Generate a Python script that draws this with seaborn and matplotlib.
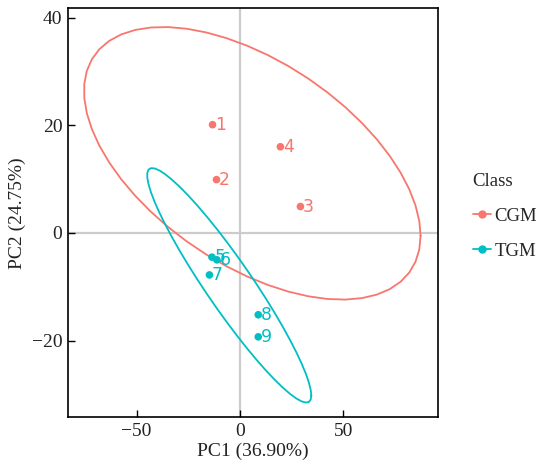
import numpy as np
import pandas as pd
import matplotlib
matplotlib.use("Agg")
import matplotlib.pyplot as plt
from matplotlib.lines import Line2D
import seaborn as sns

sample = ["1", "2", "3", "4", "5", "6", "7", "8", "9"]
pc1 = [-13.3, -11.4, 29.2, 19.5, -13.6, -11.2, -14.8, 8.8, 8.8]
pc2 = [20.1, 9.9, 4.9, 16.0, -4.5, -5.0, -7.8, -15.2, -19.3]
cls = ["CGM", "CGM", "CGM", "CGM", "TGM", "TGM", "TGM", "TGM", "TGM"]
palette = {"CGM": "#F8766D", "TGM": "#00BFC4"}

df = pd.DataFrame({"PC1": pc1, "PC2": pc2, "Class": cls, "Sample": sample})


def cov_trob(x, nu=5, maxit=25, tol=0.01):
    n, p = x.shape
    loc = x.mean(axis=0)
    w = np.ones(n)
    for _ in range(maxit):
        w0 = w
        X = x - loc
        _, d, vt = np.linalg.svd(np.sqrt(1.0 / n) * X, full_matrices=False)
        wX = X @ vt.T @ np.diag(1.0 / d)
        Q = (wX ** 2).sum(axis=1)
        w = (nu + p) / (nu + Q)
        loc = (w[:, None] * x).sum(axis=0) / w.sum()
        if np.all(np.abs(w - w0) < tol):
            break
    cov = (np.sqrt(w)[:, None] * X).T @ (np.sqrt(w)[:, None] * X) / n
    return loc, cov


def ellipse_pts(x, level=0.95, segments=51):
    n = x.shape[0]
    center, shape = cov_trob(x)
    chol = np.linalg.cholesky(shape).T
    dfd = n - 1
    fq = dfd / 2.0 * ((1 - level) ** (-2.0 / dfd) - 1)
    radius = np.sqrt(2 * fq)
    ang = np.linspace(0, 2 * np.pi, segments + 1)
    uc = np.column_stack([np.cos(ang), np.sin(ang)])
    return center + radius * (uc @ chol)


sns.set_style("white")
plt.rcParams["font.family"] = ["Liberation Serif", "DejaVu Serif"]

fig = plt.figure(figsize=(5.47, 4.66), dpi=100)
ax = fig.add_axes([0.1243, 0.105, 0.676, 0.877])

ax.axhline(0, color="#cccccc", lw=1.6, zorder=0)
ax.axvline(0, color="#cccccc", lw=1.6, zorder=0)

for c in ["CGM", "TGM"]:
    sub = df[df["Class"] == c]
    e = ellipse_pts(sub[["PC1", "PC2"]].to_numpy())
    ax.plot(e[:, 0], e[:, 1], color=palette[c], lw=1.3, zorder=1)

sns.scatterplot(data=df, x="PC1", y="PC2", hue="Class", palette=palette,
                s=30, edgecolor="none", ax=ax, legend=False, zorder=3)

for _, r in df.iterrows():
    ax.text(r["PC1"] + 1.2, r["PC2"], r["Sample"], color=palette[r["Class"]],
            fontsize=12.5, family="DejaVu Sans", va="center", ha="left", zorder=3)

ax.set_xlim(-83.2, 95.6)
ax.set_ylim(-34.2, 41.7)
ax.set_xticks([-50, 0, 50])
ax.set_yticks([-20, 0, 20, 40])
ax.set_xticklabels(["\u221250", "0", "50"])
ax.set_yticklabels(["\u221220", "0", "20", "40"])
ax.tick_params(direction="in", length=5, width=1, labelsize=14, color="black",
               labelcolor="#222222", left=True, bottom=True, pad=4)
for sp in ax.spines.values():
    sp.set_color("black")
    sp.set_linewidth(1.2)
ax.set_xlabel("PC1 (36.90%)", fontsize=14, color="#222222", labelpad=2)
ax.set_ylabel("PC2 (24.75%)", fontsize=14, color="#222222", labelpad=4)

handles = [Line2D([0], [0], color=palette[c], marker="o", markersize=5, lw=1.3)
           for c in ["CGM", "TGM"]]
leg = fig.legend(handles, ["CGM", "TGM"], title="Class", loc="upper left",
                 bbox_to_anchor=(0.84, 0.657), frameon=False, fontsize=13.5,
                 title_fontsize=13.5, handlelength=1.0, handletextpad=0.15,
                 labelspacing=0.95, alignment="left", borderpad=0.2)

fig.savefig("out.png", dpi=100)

········

• Given problem: Reproduce the whole listing exactly, but not the images in it.

• The response:
Generate a Python script that draws this with seaborn and matplotlib.
import numpy as np
import pandas as pd
import matplotlib
matplotlib.use("Agg")
import matplotlib.pyplot as plt
from matplotlib.lines import Line2D
import seaborn as sns

sample = ["1", "2", "3", "4", "5", "6", "7", "8", "9"]
pc1 = [-13.3, -11.4, 29.2, 19.5, -13.6, -11.2, -14.8, 8.8, 8.8]
pc2 = [20.1, 9.9, 4.9, 16.0, -4.5, -5.0, -7.8, -15.2, -19.3]
cls = ["CGM", "CGM", "CGM", "CGM", "TGM", "TGM", "TGM", "TGM", "TGM"]
palette = {"CGM": "#F8766D", "TGM": "#00BFC4"}

df = pd.DataFrame({"PC1": pc1, "PC2": pc2, "Class": cls, "Sample": sample})


def cov_trob(x, nu=5, maxit=25, tol=0.01):
    n, p = x.shape
    loc = x.mean(axis=0)
    w = np.ones(n)
    for _ in range(maxit):
        w0 = w
        X = x - loc
        _, d, vt = np.linalg.svd(np.sqrt(1.0 / n) * X, full_matrices=False)
        wX = X @ vt.T @ np.diag(1.0 / d)
        Q = (wX ** 2).sum(axis=1)
        w = (nu + p) / (nu + Q)
        loc = (w[:, None] * x).sum(axis=0) / w.sum()
        if np.all(np.abs(w - w0) < tol):
            break
    cov = (np.sqrt(w)[:, None] * X).T @ (np.sqrt(w)[:, None] * X) / n
    return loc, cov


def ellipse_pts(x, level=0.95, segments=51):
    n = x.shape[0]
    center, shape = cov_trob(x)
    chol = np.linalg.cholesky(shape).T
    dfd = n - 1
    fq = dfd / 2.0 * ((1 - level) ** (-2.0 / dfd) - 1)
    radius = np.sqrt(2 * fq)
    ang = np.linspace(0, 2 * np.pi, segments + 1)
    uc = np.column_stack([np.cos(ang), np.sin(ang)])
    return center + radius * (uc @ chol)


sns.set_style("white")
plt.rcParams["font.family"] = ["Liberation Serif", "DejaVu Serif"]

fig = plt.figure(figsize=(5.47, 4.66), dpi=100)
ax = fig.add_axes([0.1243, 0.105, 0.676, 0.877])

ax.axhline(0, color="#cccccc", lw=1.6, zorder=0)
ax.axvline(0, color="#cccccc", lw=1.6, zorder=0)

for c in ["CGM", "TGM"]:
    sub = df[df["Class"] == c]
    e = ellipse_pts(sub[["PC1", "PC2"]].to_numpy())
    ax.plot(e[:, 0], e[:, 1], color=palette[c], lw=1.3, zorder=1)

sns.scatterplot(data=df, x="PC1", y="PC2", hue="Class", palette=palette,
                s=30, edgecolor="none", ax=ax, legend=False, zorder=3)

for _, r in df.iterrows():
    ax.text(r["PC1"] + 1.2, r["PC2"], r["Sample"], color=palette[r["Class"]],
            fontsize=12.5, family="DejaVu Sans", va="center", ha="left", zorder=3)

ax.set_xlim(-83.2, 95.6)
ax.set_ylim(-34.2, 41.7)
ax.set_xticks([-50, 0, 50])
ax.set_yticks([-20, 0, 20, 40])
ax.set_xticklabels(["\u221250", "0", "50"])
ax.set_yticklabels(["\u221220", "0", "20", "40"])
ax.tick_params(direction="in", length=5, width=1, labelsize=14, color="black",
               labelcolor="#222222", left=True, bottom=True, pad=4)
for sp in ax.spines.values():
    sp.set_color("black")
    sp.set_linewidth(1.2)
ax.set_xlabel("PC1 (36.90%)", fontsize=14, color="#222222", labelpad=2)
ax.set_ylabel("PC2 (24.75%)", fontsize=14, color="#222222", labelpad=4)

handles = [Line2D([0], [0], color=palette[c], marker="o", markersize=5, lw=1.3)
           for c in ["CGM", "TGM"]]
leg = fig.legend(handles, ["CGM", "TGM"], title="Class", loc="upper left",
                 bbox_to_anchor=(0.84, 0.657), frameon=False, fontsize=13.5,
                 title_fontsize=13.5, handlelength=1.0, handletextpad=0.15,
                 labelspacing=0.95, alignment="left", borderpad=0.2)

fig.savefig("out.png", dpi=100)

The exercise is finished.